Kenya: Former first lady dies in London hospital
NAIROBI, Kenya (AP) - Former Kenyan first lady Lucy Kibaki, prominent for charities and her quick temper, died Tuesday.
Kibaki, 76, often referred to as "Mama Lucy," died while undergoing treatment at the Bupa Cromwell Hospital in London, President Uhuru Kenyatta announced. The statement did not say what Kibaki was suffering from but she registered at the hospital earlier this year for what the family said was a routine check-up. She was married to Kenya's third president Mwai Kibaki, who was in power from 2002-2013 and who survives her.
Kenyatta paid tribute to Kibaki's commitment to improving the lives of Kenyans and fighting AIDS. Former Prime Minister Raila Odinga also paid tribute to the former first lady.
"In her own way, she gave the position of first lady a new and emphatic role. For her principled stand, Lucy was much misunderstood," Odinga said. Kenya's previous first ladies were more subdued and out of the public eye.

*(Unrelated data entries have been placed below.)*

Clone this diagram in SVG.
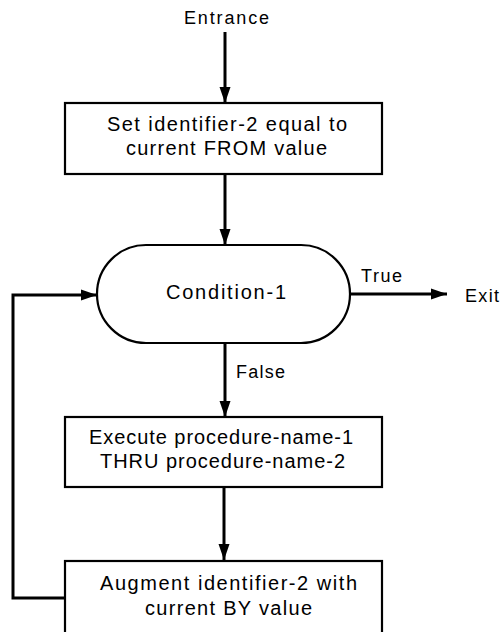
<svg xmlns="http://www.w3.org/2000/svg" width="501" height="632" viewBox="0 0 501 632">
  <style>
    .box { fill: #fff; stroke: #000; stroke-width: 2.2; }
    .wire { fill: none; stroke: #000; stroke-width: 3; }
    .txt { font-family: "Liberation Sans", Arial, sans-serif; font-size: 20px; fill: #000; text-anchor: middle; }
    .lbl { font-family: "Liberation Sans", Arial, sans-serif; font-size: 18px; fill: #000; }
  </style>
  <defs>
    <marker id="arrow" markerUnits="userSpaceOnUse" markerWidth="17" markerHeight="12" refX="16" refY="6" orient="auto">
      <path d="M0,0.5 L16,6 L0,11.5 z" fill="#000"/>
    </marker>
  </defs>

  <rect width="501" height="632" fill="#fff"/>

  <!-- connectors -->
  <g id="connectors">
    <path class="wire" d="M225,32 V103" marker-end="url(#arrow)"/>
    <path class="wire" d="M225,174 V245" marker-end="url(#arrow)"/>
    <path class="wire" d="M350,294 H447" marker-end="url(#arrow)"/>
    <path class="wire" d="M225,343 V417" marker-end="url(#arrow)"/>
    <path class="wire" d="M224,487 V560" marker-end="url(#arrow)"/>
    <path class="wire" d="M65,598 H13 V295 H97" marker-end="url(#arrow)"/>
  </g>

  <!-- edge labels -->
  <g id="labels">
    <text class="lbl" x="184" y="24" textLength="85" lengthAdjust="spacing">Entrance</text>
    <text class="lbl" x="361" y="282" textLength="41" lengthAdjust="spacing">True</text>
    <text class="lbl" x="465" y="302" textLength="34" lengthAdjust="spacing">Exit</text>
    <text class="lbl" x="236" y="378" textLength="49" lengthAdjust="spacing">False</text>
  </g>

  <!-- initialise loop variable -->
  <g id="init">
    <rect class="box" x="65" y="103" width="317" height="71"/>
    <text class="txt" x="227" y="131" textLength="240" lengthAdjust="spacing">Set identifier-2 equal to</text>
    <text class="txt" x="226.5" y="155" textLength="201" lengthAdjust="spacing">current FROM value</text>
  </g>

  <!-- loop test -->
  <g id="condition">
    <rect class="box" x="97" y="245" width="253" height="98" rx="49" ry="49"/>
    <text class="txt" x="226" y="299" textLength="120" lengthAdjust="spacing">Condition-1</text>
  </g>

  <!-- loop body -->
  <g id="execute">
    <rect class="box" x="65" y="417" width="317" height="70"/>
    <text class="txt" x="221" y="444" textLength="264" lengthAdjust="spacing">Execute procedure-name-1</text>
    <text class="txt" x="222.5" y="468" textLength="245" lengthAdjust="spacing">THRU procedure-name-2</text>
  </g>

  <!-- increment step -->
  <g id="augment">
    <rect class="box" x="65" y="561" width="317" height="90"/>
    <text class="txt" x="228.5" y="590" textLength="257" lengthAdjust="spacing">Augment identifier-2 with</text>
    <text class="txt" x="228.5" y="615" textLength="167" lengthAdjust="spacing">current BY value</text>
  </g>
</svg>
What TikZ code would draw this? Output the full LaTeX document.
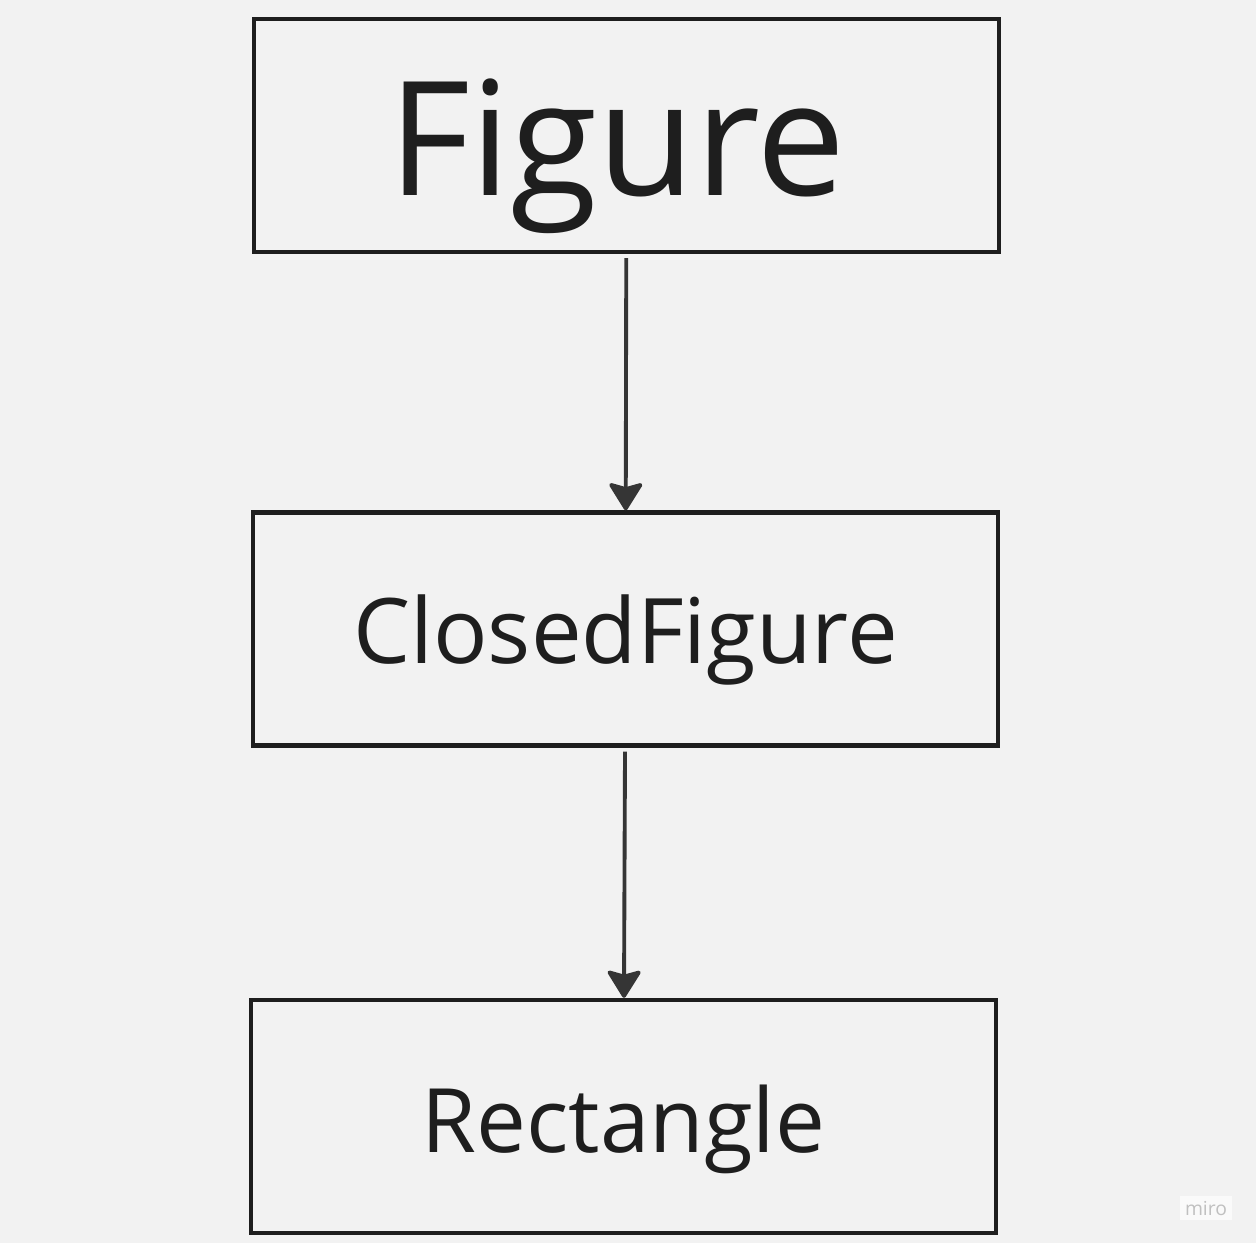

In May 2005, Lucy Kibaki stormed into the newsroom of the Daily Nation, Kenya's largest newspaper, with her security detail and demanded that journalists be arrested for what she considered biased coverage. She was accused of assaulting a journalist. She was angered by the newspaper's report that she had burst into the house of the World Bank country director during his going away party, complaining that the music was too loud and tried to disconnect the amplifiers herself. The Nation reported that she yelled at guests that the neighborhood was not a slum.
In December 2007, she was accused of slapping an official apparently angered because he introduced by the name of a woman widely believed to be her husband's second wife.
In March 2009 Kibaki's husband convened a press conference and declared that he was monogamous after reports had emerged that he had a secret second wife.